Shadi’s sister, Amina Charara, who lives in Dearborn, spoke through her grief of the family’s constant fear for their relatives in Lebanon. She recalled to the Associated Press how their homes were damaged in last year’s war, but they had felt lucky that no one was harmed. “We always said thank God we only lost stones and not human beings,” she said. “The houses and stones can be rebuilt, but how can my brother return?”
“My brother was a man who loved life and loved his family. He had nothing to do with politics. He was working to provide for his family,” she added. “What was the fault of the children for Israel to kill them?”
The diaspora community in Dearborn has poured millions of dollars into rebuilding Bint Jbeil, funding homes, businesses and a community center after the Israeli withdrawal in 2000. Organizations like the Dearborn-based Bint Jbeil Benevolent Association regularly conduct fundraisers, transferring hundreds of thousands of dollars in humanitarian aid to support their families and neighbors.
Bint Jbeil is a perennial target of Israeli violence because it is a historical center of popular resistance to foreign domination. In the 1930s, Bint Jbeil was a center of the “tobacco revolt,” a popular uprising of farmers against the economic exploitation of the French colonial Mandate authorities. For the past fifty years, the town has been on the front lines of the struggle against Israeli aggression, enduring invasion in 1978 and a brutal military occupation from 1982 until 2000.
The population paid a horrific price. During the occupation, as much as 75 percent of the town’s residents were forced to flee, many of them making their way to places like Dearborn. When the Israeli military was finally forced into a humiliating withdrawal in 2000 by the armed resistance, Bint Jbeil became known as the “Capital of the Liberated South”. It was in the town’s stadium that Hezbollah leader Hassan Nasrallah delivered a famous speech, declaring that Israel was as weak as a “spider’s web.”
Because of this powerful symbolism, Bint Jbeil was targeted for annihilation during the 2006 war. It was fiercely bombarded, and large sections, including its historic souk (market) and old town, were systematically destroyed. This was a calculated military strategy aimed at erasing the “collective memory” of the city and its history of resistance. The murder of Shadi Charara and three of his children is a continuation of this decades-long war against a people and their history.
The immense grief and anger in Dearborn is a powerful expression of a fundamental truth: the working class has no country. The autoworkers, teachers, nurses and small business owners of Dearborn, Michigan have infinitely more in common with the people of Bint Jbeil, Lebanon, than they do with the blood-soaked politicians and corporate oligarchs in Washington D.C.

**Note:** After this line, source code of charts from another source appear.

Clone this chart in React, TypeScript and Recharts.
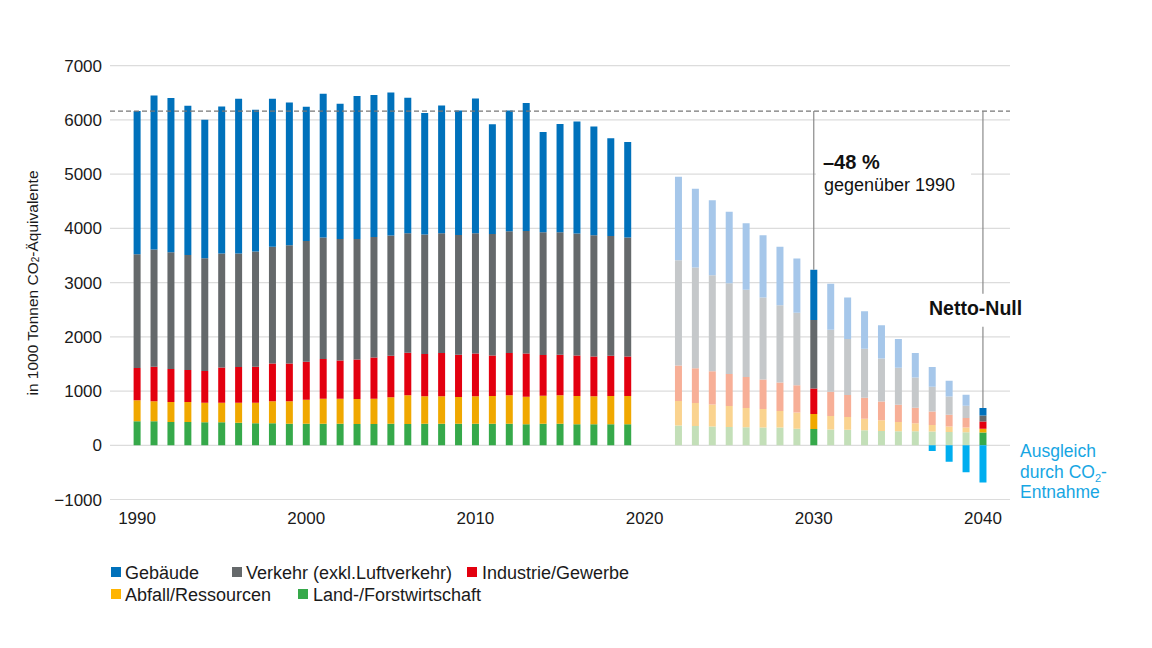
import React from "react";
import { BarChart, Bar, XAxis, YAxis, CartesianGrid, ReferenceLine, Cell } from "recharts";

const years = [
  1990, 1991, 1992, 1993, 1994, 1995, 1996, 1997, 1998, 1999,
  2000, 2001, 2002, 2003, 2004, 2005, 2006, 2007, 2008, 2009,
  2010, 2011, 2012, 2013, 2014, 2015, 2016, 2017, 2018, 2019,
  2022, 2023, 2024, 2025, 2026, 2027, 2028, 2029, 2030,
  2031, 2032, 2033, 2034, 2035, 2036, 2037, 2038, 2039, 2040,
];

const land = [
  442, 442, 430, 430, 424, 424, 417, 405, 405, 399,
  399, 399, 399, 393, 393, 399, 393, 399, 399, 399,
  399, 399, 399, 387, 399, 399, 387, 387, 387, 387,
  363, 357, 344, 338, 332, 326, 326, 307, 301,
  292, 286, 277, 265, 259, 259, 253, 246, 240, 236,
];

const abfall = [
  387, 368, 368, 368, 362, 362, 369, 381, 405, 411,
  442, 460, 460, 460, 466, 485, 528, 503, 503, 491,
  503, 510, 522, 509, 516, 522, 522, 515, 522, 522,
  455, 424, 406, 388, 357, 344, 307, 296, 277,
  250, 234, 210, 197, 172, 148, 123, 99, 87, 68,
];

const industrie = [
  595, 639, 608, 589, 583, 650, 657, 663, 700, 700,
  700, 731, 706, 731, 762, 767, 786, 780, 798, 780,
  792, 748, 779, 798, 749, 749, 748, 737, 742, 730,
  652, 640, 615, 590, 572, 542, 523, 504, 468,
  446, 407, 388, 345, 315, 283, 246, 216, 178, 135,
];

const verkehr = [
  2100, 2161, 2154, 2124, 2081, 2100, 2093, 2124, 2149, 2179,
  2228, 2241, 2241, 2222, 2222, 2216, 2203, 2204, 2210, 2210,
  2216, 2241, 2247, 2259, 2265, 2259, 2247, 2235, 2210, 2192,
  1943, 1857, 1772, 1673, 1605, 1512, 1427, 1335, 1266,
  1142, 1031, 906, 795, 683, 561, 456, 339, 222, 110,
];

const gebaeude = [
  2639, 2842, 2843, 2751, 2554, 2713, 2854, 2615, 2731, 2634,
  2474, 2651, 2492, 2634, 2615, 2640, 2499, 2240, 2358, 2295,
  2487, 2020, 2228, 2358, 1847, 1995, 2069, 2007, 1799, 1761,
  1538, 1451, 1383, 1316, 1230, 1151, 1076, 1002, 923,
  850, 766, 690, 610, 530, 450, 364, 289, 203, 137,
];

const entnahme = [
  0, 0, 0, 0, 0, 0, 0, 0, 0, 0,
  0, 0, 0, 0, 0, 0, 0, 0, 0, 0,
  0, 0, 0, 0, 0, 0, 0, 0, 0, 0,
  0, 0, 0, 0, 0, 0, 0, 0, 0,
  0, 0, 0, 0, 0, 0, -105, -302, -499, -686,
];

const lastHistoricYear = 2019;
const highlightedYears = [2030, 2040];
const xTicks = [1990, 2000, 2010, 2020, 2030, 2040];
const yTicks = [-1000, 0, 1000, 2000, 3000, 4000, 5000, 6000, 7000];
const level1990 = 6163;
const level2030 = 3235;
const level2040 = 686;

const series = [
  { key: "land", name: "Land-/Forstwirtschaft", full: "#36a94a", light: "#c3dfb8" },
  { key: "abfall", name: "Abfall/Ressourcen", full: "#f0a800", light: "#fad38f" },
  { key: "industrie", name: "Industrie/Gewerbe", full: "#e3000f", light: "#f7af97" },
  { key: "verkehr", name: "Verkehr (exkl.Luftverkehr)", full: "#65696b", light: "#c5c8ca" },
  { key: "gebaeude", name: "Gebäude", full: "#0071bb", light: "#a6c7ea" },
];

const removalColor = "#00aeef";

const data = years.map((year, i) => ({
  year,
  land: land[i],
  abfall: abfall[i],
  industrie: industrie[i],
  verkehr: verkehr[i],
  gebaeude: gebaeude[i],
  entnahme: entnahme[i],
}));

const isFull = (year: number) => year <= lastHistoricYear || highlightedYears.includes(year);

const font = "'Liberation Sans', Arial, Helvetica, sans-serif";

const legendItems = [
  { label: "Gebäude", color: "#0071bb", sx: 103, tx: 117, y: 564 },
  { label: "Verkehr (exkl.Luftverkehr)", color: "#65696b", sx: 224, tx: 238, y: 564 },
  { label: "Industrie/Gewerbe", color: "#e3000f", sx: 459, tx: 474, y: 564 },
  { label: "Abfall/Ressourcen", color: "#ffb400", sx: 103, tx: 117, y: 586 },
  { label: "Land-/Forstwirtschaft", color: "#36a94a", sx: 290, tx: 305, y: 586 },
];

const formatY = (v: number) => (v < 0 ? "\u2212" + Math.abs(v) : String(v));

export default function App() {
  return (
    <div style={{ position: "relative", width: 1144, height: 632, fontFamily: font, background: "#fff" }}>
      <BarChart
        width={1144}
        height={560}
        data={data}
        stackOffset="sign"
        margin={{ top: 57.7, right: 142, bottom: 38.5, left: 42 }}
      >
        <CartesianGrid vertical={false} stroke="#dcdcdc" strokeWidth={1.2} />
        <XAxis
          dataKey="year"
          type="number"
          domain={[1988.4, 2041.6]}
          ticks={xTicks}
          allowDataOverflow
          axisLine={false}
          tickLine={false}
          tickMargin={6}
          height={30}
          tick={{ fontSize: 17, fill: "#1a1a1a", fontFamily: font }}
        />
        <YAxis
          type="number"
          domain={[-1000, 7000]}
          ticks={yTicks}
          allowDataOverflow
          axisLine={false}
          tickLine={false}
          width={60}
          tickFormatter={formatY}
          tick={{ fontSize: 17, fill: "#1a1a1a", fontFamily: font }}
        />
        <ReferenceLine y={level1990} stroke="#777" strokeDasharray="5 3" strokeWidth={1.2} />
        {series.map((s) => (
          <Bar key={s.key} dataKey={s.key} name={s.name} stackId="a" barSize={7} isAnimationActive={false}>
            {data.map((d) => (
              <Cell key={d.year} fill={isFull(d.year) ? s.full : s.light} />
            ))}
          </Bar>
        ))}
        <Bar dataKey="entnahme" name="CO2-Entnahme" stackId="a" barSize={7} fill={removalColor} isAnimationActive={false} />
        <ReferenceLine
          segment={[{ x: 2030, y: level1990 }, { x: 2030, y: level2030 }]}
          stroke="#8a8a8a"
          strokeWidth={1.2}
        />
        <ReferenceLine
          segment={[{ x: 2040, y: level1990 }, { x: 2040, y: 2793 }]}
          stroke="#8a8a8a"
          strokeWidth={1.2}
        />
        <ReferenceLine
          segment={[{ x: 2040, y: 2184 }, { x: 2040, y: level2040 }]}
          stroke="#8a8a8a"
          strokeWidth={1.2}
        />
      </BarChart>

      <svg
        width={1144}
        height={632}
        style={{ position: "absolute", left: 0, top: 0, pointerEvents: "none", fontFamily: font }}
      >
        <rect x={808} y={143} width={155} height={46} fill="#fff" />
        <text x={815} y={161} fontSize={20} fontWeight={700} fill="#111">
          –48 %
        </text>
        <text x={816} y={182.7} fontSize={18} fill="#111">
          gegenüber 1990
        </text>
        <text x={921} y={307} fontSize={19.5} fontWeight={700} fill="#111">
          Netto-Null
        </text>
        <text x={1012} y={448.7} fontSize={17.5} fill="#17a6e3">
          Ausgleich
        </text>
        <text x={1012} y={469.7} fontSize={17.5} fill="#17a6e3">
          durch CO
          <tspan fontSize={11} dy={4}>2</tspan>
          <tspan dy={-4}>-</tspan>
        </text>
        <text x={1012} y={490} fontSize={17.5} fill="#17a6e3">
          Entnahme
        </text>
        <text
          transform="translate(24 275) rotate(-90)"
          textAnchor="middle"
          dominantBaseline="central"
          fontSize={15.5}
          fill="#1a1a1a"
        >
          in 1000 Tonnen CO
          <tspan fontSize={10} dy={3}>2</tspan>
          <tspan dy={-3}>-Äquivalente</tspan>
        </text>
        {legendItems.map((it) => (
          <g key={it.label}>
            <rect x={it.sx} y={it.y - 5} width={10} height={10} fill={it.color} />
            <text x={it.tx} y={it.y + 6.5} fontSize={18} fill="#1a1a1a">
              {it.label}
            </text>
          </g>
        ))}
      </svg>
    </div>
  );
}
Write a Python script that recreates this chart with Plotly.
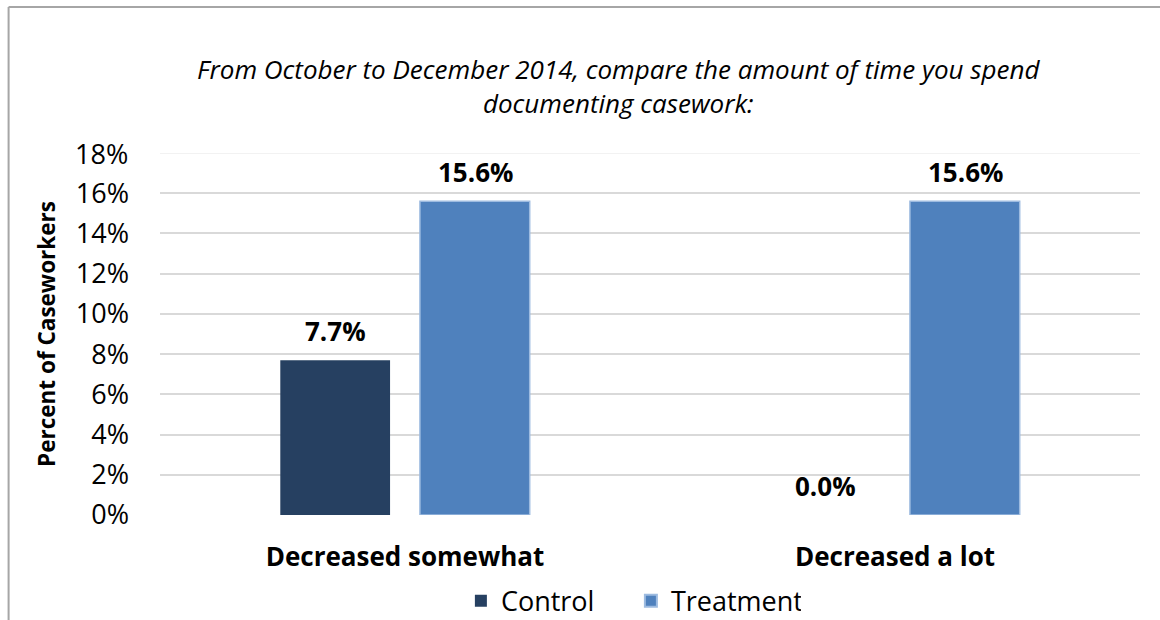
import plotly.graph_objects as go

categories = ["Decreased somewhat", "Decreased a lot"]
control = [7.7, 0.0]
treatment = [15.6, 15.6]
series_names = ["Control", "Treatment"]
y_ticks = [0, 2, 4, 6, 8, 10, 12, 14, 16, 18]
y_tick_labels = [f"{v}%" for v in y_ticks]
title_text = "From October to December 2014, compare the amount of time you spend<br>documenting casework:"
y_title = "Percent of Caseworkers"

FONT = "Open Sans"
fig = go.Figure()
fig.add_trace(go.Bar(x=categories, y=control, name=series_names[0],
                     marker=dict(color="#264061", line=dict(width=0))))
fig.add_trace(go.Bar(x=categories, y=treatment, name=series_names[1],
                     marker=dict(color="#4f81bd", line=dict(color="#9dbbe0", width=1.5))))

# data labels
for vals, shift in [(control, -70), (treatment, 70)]:
    for c, v in zip(categories, vals):
        fig.add_annotation(x=c, y=v, text=f"<b>{v:.1f}%</b>", showarrow=False,
                           xshift=shift, yshift=9, yanchor="bottom",
                           font=dict(family=FONT, size=26, color="#000"))

# lighter top gridline
fig.add_shape(type="line", xref="paper", yref="y", x0=0, x1=1, y0=y_ticks[-1], y1=y_ticks[-1],
              line=dict(color="#eeeeee", width=1.5), layer="below")

# chart border (left & top)
fig.add_shape(type="line", xref="paper", yref="paper", x0=-0.1545, x1=-0.1545, y0=-0.35, y1=1.403,
              line=dict(color="#a6a6a6", width=2))
fig.add_shape(type="line", xref="paper", yref="paper", x0=-0.1545, x1=1.1, y0=1.403, y1=1.403,
              line=dict(color="#a6a6a6", width=2))

fig.update_layout(
    width=1160, height=620,
    margin=dict(l=160, r=20, t=153, b=105, autoexpand=False),
    paper_bgcolor="white", plot_bgcolor="white",
    barmode="group", bargap=0.43, bargroupgap=0.214,
    font=dict(family=FONT, color="#000"),
    title=dict(text=title_text, x=0.533, xanchor="center", y=0.873, yanchor="middle",
               font=dict(family=FONT, size=26, color="#000", style="italic")),
    showlegend=True,
    legend=dict(orientation="h", x=0.4805, xanchor="center", y=-0.238, yanchor="middle",
                font=dict(family=FONT, size=27), itemsizing="constant", traceorder="normal",
                entrywidth=125, entrywidthmode="pixels"),
    xaxis=dict(showgrid=False, showline=False, ticks="", ticklabelstandoff=24,
               tickfont=dict(family=FONT, size=26, color="#000"),
               tickvals=categories, ticktext=[f"<b>{c}</b>" for c in categories]),
    yaxis=dict(range=[0, 18], tickvals=y_ticks[:-1], ticktext=y_tick_labels[:-1],
               showgrid=True, gridcolor="#d9d9d9", gridwidth=1.5, zeroline=False,
               showline=False, ticks="", ticklabelstandoff=30,
               tickfont=dict(family=FONT, size=27, color="#000"),
               title=dict(text=f"<b>{y_title}</b>", font=dict(family=FONT, size=22.5, color="#000"),
                          standoff=13)),
)
# label for the top tick (its gridline is drawn lighter above)
fig.add_annotation(xref="paper", yref="y", x=0, y=y_ticks[-1], text=y_tick_labels[-1],
                   showarrow=False, xanchor="right", xshift=-30,
                   font=dict(family=FONT, size=27, color="#000"))
fig.write_html("out.html", config={"displayModeBar": False},
               post_script="document.body.style.margin='0px';document.body.style.overflow='hidden';")
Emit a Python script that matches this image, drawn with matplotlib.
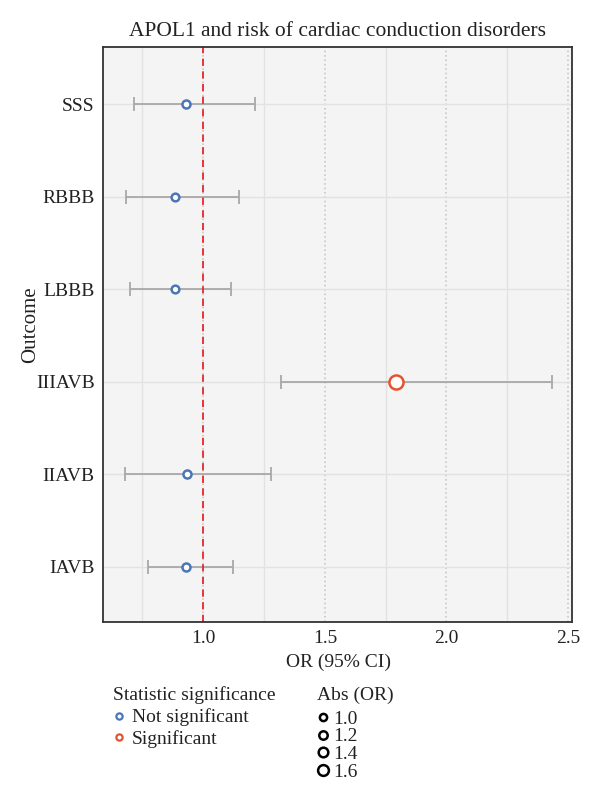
import numpy as np
import matplotlib.pyplot as plt
from matplotlib.lines import Line2D

plt.rcParams['font.family'] = ['Liberation Serif', 'DejaVu Serif']

outcomes = ['IAVB', 'IIAVB', 'IIIAVB', 'LBBB', 'RBBB', 'SSS']
odds_ratio = [0.93, 0.934, 1.793, 0.885, 0.885, 0.931]
ci_low = [0.774, 0.68, 1.321, 0.70, 0.682, 0.716]
ci_high = [1.123, 1.28, 2.435, 1.115, 1.147, 1.214]
significant = [False, False, True, False, False, False]
size_levels = [1.0, 1.2, 1.4, 1.6]

blue = '#4a76b5'
red = '#e4532f'
txt = '#222222'


def msize(v):
    # marker diameter (points) from abs(OR)
    return (7.0 * v + 1.5) * 0.72


fig = plt.figure(figsize=(6, 7.97), dpi=100)
ax = fig.add_axes([0.1717, 0.2196, 0.7816, 0.7214])
ax.set_facecolor('#f4f4f4')

y = np.arange(1, len(outcomes) + 1)
or_arr = np.array(odds_ratio)
ax.errorbar(or_arr, y, xerr=[or_arr - np.array(ci_low), np.array(ci_high) - or_arr],
            fmt='none', ecolor='#a8a8a8', elinewidth=1.3, capsize=5, capthick=1.3, zorder=2)
for xi, yi, sig in zip(odds_ratio, y, significant):
    ax.plot(xi, yi, 'o', mfc='white', mec=red if sig else blue,
            ms=msize(abs(xi)), mew=1.8, zorder=3)

ax.axvline(1.0, color='#e8262b', ls=(0, (4, 3)), lw=1.3, zorder=2.5)

ax.set_xlim(0.588, 2.516)
ax.set_ylim(0.4, 6.62)
ax.set_xticks([1.0, 1.5, 2.0, 2.5])
ax.set_xticks([0.75, 1.25, 1.75, 2.25], minor=True)
ax.set_yticks(y)
ax.set_yticklabels(outcomes)
ax.grid(which='major', axis='x', color='#c8c8c8', ls=':', lw=1.2)
ax.grid(which='minor', axis='x', color='#e2e2e2', ls='-', lw=1)
ax.grid(which='major', axis='y', color='#e2e2e2', ls='-', lw=1)
ax.set_axisbelow(True)
ax.tick_params(axis='both', which='both', length=0, labelsize=14, colors=txt, pad=6)
for s in ax.spines.values():
    s.set_color('#333333')
    s.set_linewidth(1.3)

ax.set_xlabel('OR (95% CI)', fontsize=14, color=txt)
ax.xaxis.set_label_coords(0.502, -0.056)
ax.set_ylabel('Outcome', fontsize=15, color=txt)
ax.yaxis.set_label_coords(-0.135, 0.517)
ax.set_title('APOL1 and risk of cardiac conduction disorders', fontsize=15.5,
             color=txt, y=1.019, pad=0)

# legend: significance
fig.text(113 / 600, 1 - 695 / 797, 'Statistic significance', fontsize=14, color=txt, va='center')
sig_handles = [Line2D([], [], ls='none', marker='o', mfc='white', mec=blue, ms=4.5, mew=1.6),
               Line2D([], [], ls='none', marker='o', mfc='white', mec=red, ms=4.5, mew=1.6)]
leg1 = fig.legend(sig_handles, ['Not significant', 'Significant'],
                  loc='upper left', bbox_to_anchor=(0.185, 0.111), frameon=False,
                  fontsize=14, handlelength=0.8, handletextpad=0.28,
                  labelspacing=0.18, borderaxespad=0, borderpad=0)
for t in leg1.get_texts():
    t.set_color(txt)

# legend: abs(OR) sizes
fig.text(317 / 600, 1 - 695 / 797, 'Abs (OR)', fontsize=14, color=txt, va='center')
size_handles = [Line2D([], [], ls='none', marker='o', mfc='white', mec='black',
                       ms=msize(v) * 0.85, mew=1.8) for v in size_levels]
leg2 = fig.legend(size_handles, [f'{v:.1f}' for v in size_levels],
                  loc='upper left', bbox_to_anchor=(0.525, 0.109), frameon=False,
                  fontsize=14, handlelength=0.8, handletextpad=0.13,
                  labelspacing=0.0, borderaxespad=0, borderpad=0)
for t in leg2.get_texts():
    t.set_color(txt)

fig.savefig('out.png', dpi=100)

Workers in the United States must join with their class brothers and sisters in Lebanon, Palestine, Israel and across the Middle East and the entire world to build a unified movement against war. This requires the construction of a new political leadership armed with the program of world socialist revolution. This is the only perspective capable of creating a society where families like the Chararas can live in peace, security and dignity.